All-wheel drive (AWD) is a general umbrella term for a car configuration that allows power delivery to all four wheels. Each carmaker has its own way of implementing AWD. Based on their design, some AWD systems are better than others. Some sedans adjust to AWD better than others as well. A chassis built specifically for AWD might have better response to simultaneous handling and power inputs than a rear or front-wheel-drive chassis. It just depends on the manufacturer. Here are some of the best AWD systems on the market and how they rank.
Audi: OG of German AWD
The first German company to use AWD in luxury vehicles was Audi, in its Quattro hatchback. “Quattro” denotes that the car is AWD, and not necessarily by Audi’s proprietary AWD system. Audis use either the existing Quattro system or another system called Haldex. The difference between the two systems is massive. Quattro is 100-percent mechanical, while Haldex is computer-controlled. Only transverse-mounted Audis like the TT and A3 use the Haldex. Quattro has the advantage of being robust and capable while also being reliable, and Haldex is not exclusive to Audi. Volvo uses it, as does Volkswagen.

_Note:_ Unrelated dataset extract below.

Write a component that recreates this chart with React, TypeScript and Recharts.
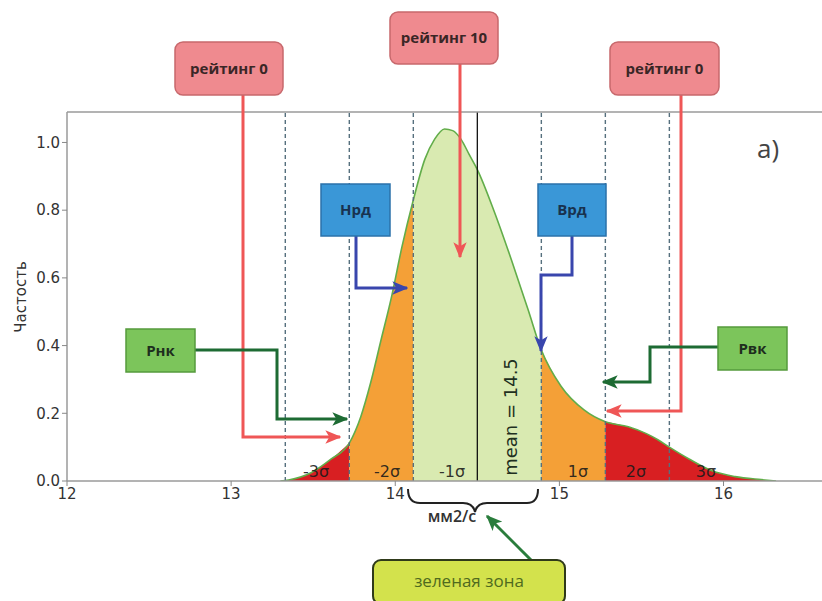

Mercedes-Benz 4MATIC: second time’s the charm
Mercedes-Benz’s 4MATIC AWD system stormed onto the scene in 1987 as a computer-controlled system, with a hydraulic center differential. It was complicated and unreliable and departed until the late 1990s when it came back with the W210 E Class. Upon its return Mercedes-Benz turned its 4MATIC system into a close relative of Audi’s Quattro. It has a rear torque bias dictated by a center differential and uses ABS to manage traction.
Acura Super Handling: beautifully complex
One of the most impressive AWD systems comes from Acura. Using a computer, the Super Handling AWD will anticipate what a car is going to do in a corner. It has the ability to send a maximum of 70-percent of the power to either the front or rear axle and assigns torque for each individual wheel. Super Handling measures weight distribution, available traction, and driver input to make its decisions. It’s constantly thinking and measuring each circumstance.
Subaru: tried and true simplicity
Say what you want about Subaru engines, but its AWD is one of, if not the best, systems in the auto industry. For Subaru, it comes down to simplicity. Instead of waiting for wheel spin or anticipating what is about to happen, Subaru’s “Symmetric AWD” constantly monitors and distributes power all of the time. It’s one of the most consistent systems and favors an uncomplicated design with its transaxle, viscous differential, and gearbox all in one unit.
Deciding which AWD system is the best
When considering an AWD car, it’s important to consider how reliable its drivetrain is. A computer-controlled system will be more complicated, thus possibly more expensive to fix. Because it’s complicated, it might end up breaking more often. From this perspective, it appears Audi’s Quattro might be one of the best AWD systems. It’s completely mechanical and harbors outstanding reliability as a result. Audi’s are also tremendous fun to drive, so that’s a plus.